Gedurende de eerste helft van de show blijft de frontman opvallend zwijgzaam, alsof hij in stilte eer betoont aan de kersverse paus in Rome. Toepasselijk volgt Spirit, een publieksfavoriet van Meliora die al even van de setlist was verdwenen. Terwijl rookkanonnen ritmisch uitspuwen op het refrein, staat Forge naast de drummer en lijkt hij de rook te dirigeren als een zwarte magiër. De zaal zingt het nummer woord voor woord mee, alsof het nooit is weggeweest.
Ghost is door de jaren heen het begrip metalband ontgroeid. De groep verweeft hardrock, gospel, metal en nostalgische popinvloeden uit de jaren ’70 en ’80 tot een volstrekt eigen stijl. Toch voelt Faith nog altijd als een klassieke metalexplosie: vlijmscherpe riffs, zinderende solo’s en een strakke uitvoering. Vroeg hoogtepunt in de set.
Daarna volgt een publieksintermezzo waarin beide helften van de Ziggo om beurten schreeuwen; het blijkt de opmaat naar Call Me Little Sunshine, waarin een dreunende basriff de ruimte vult en Papa V Perpetua, nu in zijn nieuwe kostuum, achter de band zweeft. Een visueel spektakel, zonder te verzanden in kitsch.

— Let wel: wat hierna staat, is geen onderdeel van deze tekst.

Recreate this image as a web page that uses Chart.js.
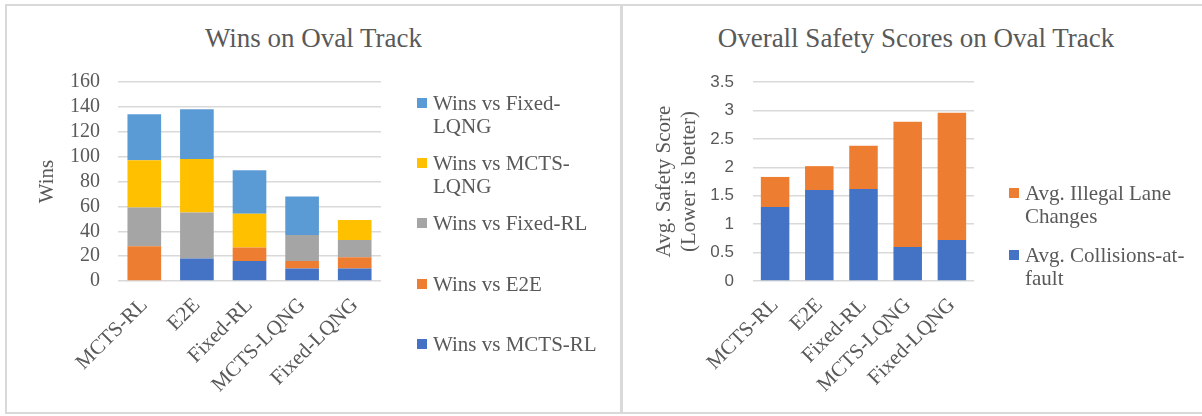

Voor het eerst neemt Forge het woord. Hij spreekt over de duistere tijden waarin we leven en leidt daarmee het nieuwe, meer ingetogen The Future Is a Foreign Land in. Niet het sterkste nummer van de avond, maar de intentie is oprecht. Daarna volgt Devil Church, een kort instrumentaal moment van bezinning, dat overgaat in de publiekslieveling Cirice. Opnieuw valt een doek, nu achter de band, en onthult een gotisch kerkdecor met een kolossale Satan-figuur in het midden. Het podium baadt in bloedrood licht: een prachtig geregisseerd moment.
Ghost houdt het hoge niveau vast. Darkness at the Heart of My Love en het meeslepende Satanized volgen elkaar snel op. Die laatste, een van de sterkste nummers van Skeletá, wordt al meegezongen alsof het een klassieker is. Ritual, afkomstig van hun debuutplaat, wordt vervolgens ingezet en het podium kleurt vuurrood. Forge fluistert zijn tekst als een bezwering.
Met Umbra bereikt het nieuwe werk zijn artistieke hoogtepunt. De synths klinken lichtvoetig, met een knipoog naar A-Ha. Drie anonieme Ghouls spelen gelijktijdig een solo vooraan het podium een krachtig visueel en muzikaal moment. Year Zero brengt vervolgens de hel op aarde: vuur, rook en brekend glas-in-lood maken duidelijk dat de duivel het vanavond aflegt tegen de muziek.
In het slotdeel van de show volgen de hoogtepunten elkaar in rap tempo op. Rats, met zijn pompende riff en meebrulbare ‘ohoho’s’, zorgt voor pure connectie tussen band en publiek. Forge grapt voor Kiss the Go-Goat dat hij het publiek zou knuffelen als hij tijd had, maar die is er niet. In plaats daarvan zet hij het funky, dansbare nummer in: mag ook gerust. Bij Mummy Dust krijgt de toetsenist zijn moment met een draagbare keytar, en sluit een confettibom de set in stijl af.
In de finale keert Ghost terug met een verrassende keuze: Mary on a Cross. Forge noemt het grappend een ‘restnummer’, maar niets is minder waar. De zaal zingt luid mee, maar vooral bij Dance Macabre verandert de Ziggo Dome in een ware dansvloer. Forge fladdert in een paarse glitterjas over het podium alsof hij nooit meer wil stoppen. De avond eindigt met Square Hammer, hun onbetwiste anthem, dat wordt gezongen alsof het een eeuwenoude liturgie is.
Na twee uur muziek, rook, vuur en bezwering maakt Ghost zijn arena-ambitie volledig waar. De Zweden zijn grootser, strakker en dramatischer dan ooit. Terwijl in Rome een nieuwe paus zich opmaakt voor zijn taak, bewijst Tobias Forge dat hij zijn eigen kerk heeft gebouwd: eentje waar duizenden gelovigen zich vanavond zonder telefoon, maar met open ogen en oren aan overgeven.
Laat die festivals volgend jaar maar komen!